# Work to be completed
The lines from the top of the material through the line with "import seaborn as sns" are to be set down exactly. Leave the pictures out.

# Start of Information provided

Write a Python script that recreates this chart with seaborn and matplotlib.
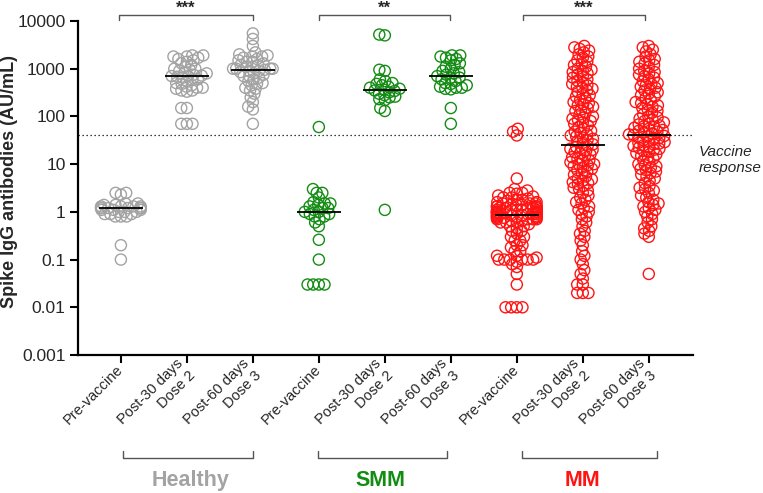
import matplotlib
matplotlib.use("Agg")
import matplotlib.pyplot as plt
import matplotlib.transforms as mtransforms
import numpy as np
import pandas as pd
import seaborn as sns

# x slots: three time points for each of the three cohorts
tick_labels = ["Pre-vaccine", "Post-30 days\nDose 2", "Post-60 days\nDose 3"] * 3
groups = ["Healthy", "SMM", "MM"]
group_colors = ["#a3a3a3", "#148c14", "#ff1414"]
stars = ["***", "**", "***"]

# values (AU/mL)
healthy_pre = [2.5, 2.5, 2.3, 1.5, 1.5, 1.4, 1.4, 1.3, 1.3, 1.3, 1.3, 1.2, 1.2, 1.2, 1.2,
               1.2, 1.2, 1.1, 1.1, 1.1, 1.0, 1.0, 1.0, 0.9, 0.9, 0.9, 0.8, 0.8, 0.8, 0.2, 0.1]
healthy_d2 = [1900, 1900, 1800, 1800, 1700, 1600, 1500, 1400, 1300, 1200, 1100, 1000, 1000,
              950, 900, 850, 800, 750, 720, 700, 700, 680, 650, 600, 580, 550, 500, 480, 450,
              420, 400, 400, 380, 350, 350, 330, 150, 150, 70, 70, 70]
healthy_d3 = [5500, 4200, 3000, 2200, 2000, 1900, 1800, 1800, 1700, 1600, 1500, 1400, 1400,
              1300, 1200, 1200, 1100, 1100, 1000, 1000, 1000, 1000, 950, 900, 900, 850, 800,
              750, 700, 700, 650, 600, 550, 500, 480, 450, 400, 380, 350, 300, 250, 200, 160,
              140, 70]
smm_pre = [60, 3.0, 2.5, 2.5, 2.0, 1.6, 1.5, 1.5, 1.4, 1.3, 1.2, 1.2, 1.1, 1.0, 1.0, 0.9,
           0.9, 0.8, 0.8, 0.7, 0.6, 0.5, 0.26, 0.1, 0.03, 0.03, 0.03, 0.03]
smm_d2 = [5200, 5000, 950, 900, 600, 550, 500, 480, 450, 420, 400, 380, 360, 350, 340, 320,
          300, 280, 260, 250, 230, 220, 150, 130, 1.1]
smm_d3 = [1900, 1900, 1800, 1700, 1600, 1500, 1300, 1200, 1100, 1000, 900, 850, 800, 750,
          700, 650, 650, 600, 550, 500, 480, 450, 420, 400, 400, 380, 370, 150, 70]
mm_pre = [55, 48, 40, 5.0, 3.0, 2.8, 2.5, 2.5, 2.4, 2.2, 2.1, 2.0, 2.0, 1.9, 1.8, 1.8, 1.7,
          1.6, 1.6, 1.5, 1.5, 1.5, 1.4, 1.4, 1.4, 1.3, 1.3, 1.3, 1.3, 1.2, 1.2, 1.2, 1.2, 1.2,
          1.1, 1.1, 1.1, 1.1, 1.1, 1.0, 1.0, 1.0, 1.0, 1.0, 1.0, 1.0, 0.95, 0.95, 0.9, 0.9,
          0.9, 0.9, 0.9, 0.9, 0.85, 0.85, 0.85, 0.8, 0.8, 0.8, 0.8, 0.8, 0.75, 0.75, 0.75,
          0.7, 0.7, 0.7, 0.7, 0.65, 0.65, 0.6, 0.6, 0.6, 0.55, 0.5, 0.5, 0.45, 0.4, 0.4, 0.35,
          0.3, 0.3, 0.25, 0.25, 0.2, 0.2, 0.18, 0.15, 0.15, 0.12, 0.12, 0.11, 0.1, 0.1, 0.1,
          0.1, 0.1, 0.1, 0.09, 0.08, 0.07, 0.05, 0.03, 0.01, 0.01, 0.01, 0.01]
mm_d2 = [3000, 2800, 2600, 2400, 2200, 2000, 1800, 1700, 1500, 1400, 1300, 1200, 1100, 1000,
         950, 900, 850, 800, 750, 700, 650, 600, 560, 520, 480, 450, 420, 400, 380, 350, 330,
         300, 280, 260, 240, 220, 200, 190, 180, 170, 160, 150, 140, 130, 120, 110, 100, 95,
         90, 85, 80, 75, 70, 65, 60, 55, 50, 48, 45, 42, 40, 38, 36, 34, 32, 30, 28, 26,
         24, 23, 22, 21, 20, 19, 18, 17, 16, 15, 14, 13, 12, 12, 11, 10, 10, 9.5, 9, 8.5, 8,
         7.5, 7, 6.5, 6, 5.5, 5, 4.8, 4.5, 4.2, 4, 3.8, 3.5, 3.2, 3, 2.8, 2.5, 2.2, 2, 1.8,
         1.6, 1.5, 1.3, 1.2, 1.1, 1.0, 0.9, 0.8, 0.7, 0.6, 0.5, 0.4, 0.35, 0.3, 0.25, 0.2,
         0.15, 0.12, 0.1, 0.08, 0.06, 0.05, 0.04, 0.03, 0.03, 0.02, 0.02, 0.02]
mm_d3 = [3000, 2800, 2500, 2300, 2000, 1800, 1600, 1500, 1400, 1300, 1200, 1100, 1000, 900,
         850, 800, 750, 700, 650, 600, 550, 500, 480, 450, 420, 400, 380, 350, 320, 300, 280,
         260, 240, 220, 200, 190, 180, 170, 160, 150, 140, 130, 120, 110, 100, 95, 90, 85, 80,
         75, 70, 68, 65, 62, 60, 58, 55, 52, 50, 48, 46, 44, 42, 41,
         39, 38, 36, 35, 34, 32, 30, 29, 28, 27, 26, 25, 24, 23, 22, 21, 20, 19, 18, 17, 16,
         15, 14, 13, 12, 11, 10, 9.5, 9, 8.5, 8, 7.5, 7, 6.5, 6, 5.5, 5, 4.5, 4, 3.5, 3.2, 3,
         2.8, 2.5, 2.2, 2, 1.8, 1.6, 1.5, 1.4, 1.3, 1.2, 1.1, 1.0, 0.9, 0.8, 0.7, 0.6, 0.5,
         0.45, 0.4, 0.35, 0.3, 0.05]
threshold = 40

series = [healthy_pre, healthy_d2, healthy_d3, smm_pre, smm_d2, smm_d3, mm_pre, mm_d2, mm_d3]
rows = []
for slot, vals in enumerate(series):
    for v in vals:
        rows.append({"slot": slot, "group": groups[slot // 3], "value": v})
df = pd.DataFrame(rows)

sns.set_style("ticks")
plt.rcParams["font.family"] = ["Liberation Sans", "DejaVu Sans"]

fig = plt.figure(figsize=(7.63, 4.93), dpi=100)
ax = fig.add_axes([78 / 763, 1 - 355 / 493, 615 / 763, 334 / 493])
ax.set_yscale("log")

# small swarm size only for layout; markers are enlarged afterwards so they overlap
sns.swarmplot(data=df, x="slot", y="value", hue="group", hue_order=groups,
              palette=group_colors, order=list(range(9)), size=4.0,
              warn_thresh=1, ax=ax, legend=False)
fig.canvas.draw()
for coll in ax.collections:
    if "draw" in coll.__dict__:
        del coll.draw
    # keep the swarm a bit narrower than seaborn's default gutter
    offs = np.asarray(coll.get_offsets())
    if len(offs):
        center = np.round(offs[:, 0])
        offs[:, 0] = center + np.clip(offs[:, 0] - center, -0.3, 0.3)
        coll.set_offsets(offs)
    fc = coll.get_facecolors()
    coll.set_edgecolors(fc)
    coll.set_facecolors("none")
    coll.set_linewidths(1.0)
    coll.set_sizes([64])
    coll.set_clip_on(False)

medians = df.groupby("slot")["value"].median()
ax.hlines(medians.values, medians.index - 0.33, medians.index + 0.33,
          color="black", lw=1.3, zorder=5)
ax.axhline(threshold, color="black", ls=(0, (1, 2.2)), lw=0.9, zorder=1)

ax.set_xlim(-0.65, 8.67)
ax.set_ylim(0.001, 10000)
ax.set_yticks([0.001, 0.01, 0.1, 1, 10, 100, 1000, 10000])
ax.set_yticklabels(["0.001", "0.01", "0.1", "1", "10", "100", "1000", "10000"], fontsize=12.5)
ax.minorticks_off()
ax.set_xticks(range(9))
ax.set_xticklabels(tick_labels, rotation=45, ha="right", va="center",
                   rotation_mode="anchor", fontsize=10.5)
ax.tick_params(axis="both", length=6, width=1.5, pad=3, color="black")
ax.set_xlabel("")
ax.set_ylabel("Spike IgG antibodies (AU/mL)", fontsize=13, fontweight="bold")
ax.yaxis.set_label_coords(-0.097, 0.52)
sns.despine(ax=ax)
for side in ["left", "bottom"]:
    ax.spines[side].set_linewidth(1.6)
    ax.spines[side].set_color("black")

trans = mtransforms.blended_transform_factory(ax.transData, ax.transAxes)

# significance brackets on top
top_spans = [(-0.03, 2.0), (3.0, 4.98), (6.09, 7.95)]
for (x0, x1), s in zip(top_spans, stars):
    ax.plot([x0, x0, x1, x1], [1.003, 1.018, 1.018, 1.003], color="#555555", lw=1,
            transform=trans, clip_on=False)
    ax.text((x0 + x1) / 2, 1.037, s, transform=trans, ha="center", va="center",
            fontsize=12, fontweight="bold")

# cohort brackets underneath
bottom_spans = [(0.03, 2.0), (2.98, 4.94), (6.08, 8.12)]
label_x = [1.05, 3.94, 7.0]
for (x0, x1), g, c, lx in zip(bottom_spans, groups, group_colors, label_x):
    ax.plot([x0, x0, x1, x1], [-0.287, -0.308, -0.308, -0.287], color="#555555", lw=1,
            transform=trans, clip_on=False)
    ax.text(lx, -0.375, g, transform=trans, ha="center", va="center", color=c,
            fontsize=15.5, fontweight="bold")

fig.text(699 / 763, 1 - 160 / 493, "Vaccine\nresponse", ha="left", va="center",
         fontsize=11, style="italic", linespacing=1.15)

fig.savefig("out.png", dpi=100)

# End of Information provided

# Solved problem
Write a Python script that recreates this chart with seaborn and matplotlib.
import matplotlib
matplotlib.use("Agg")
import matplotlib.pyplot as plt
import matplotlib.transforms as mtransforms
import numpy as np
import pandas as pd
import seaborn as sns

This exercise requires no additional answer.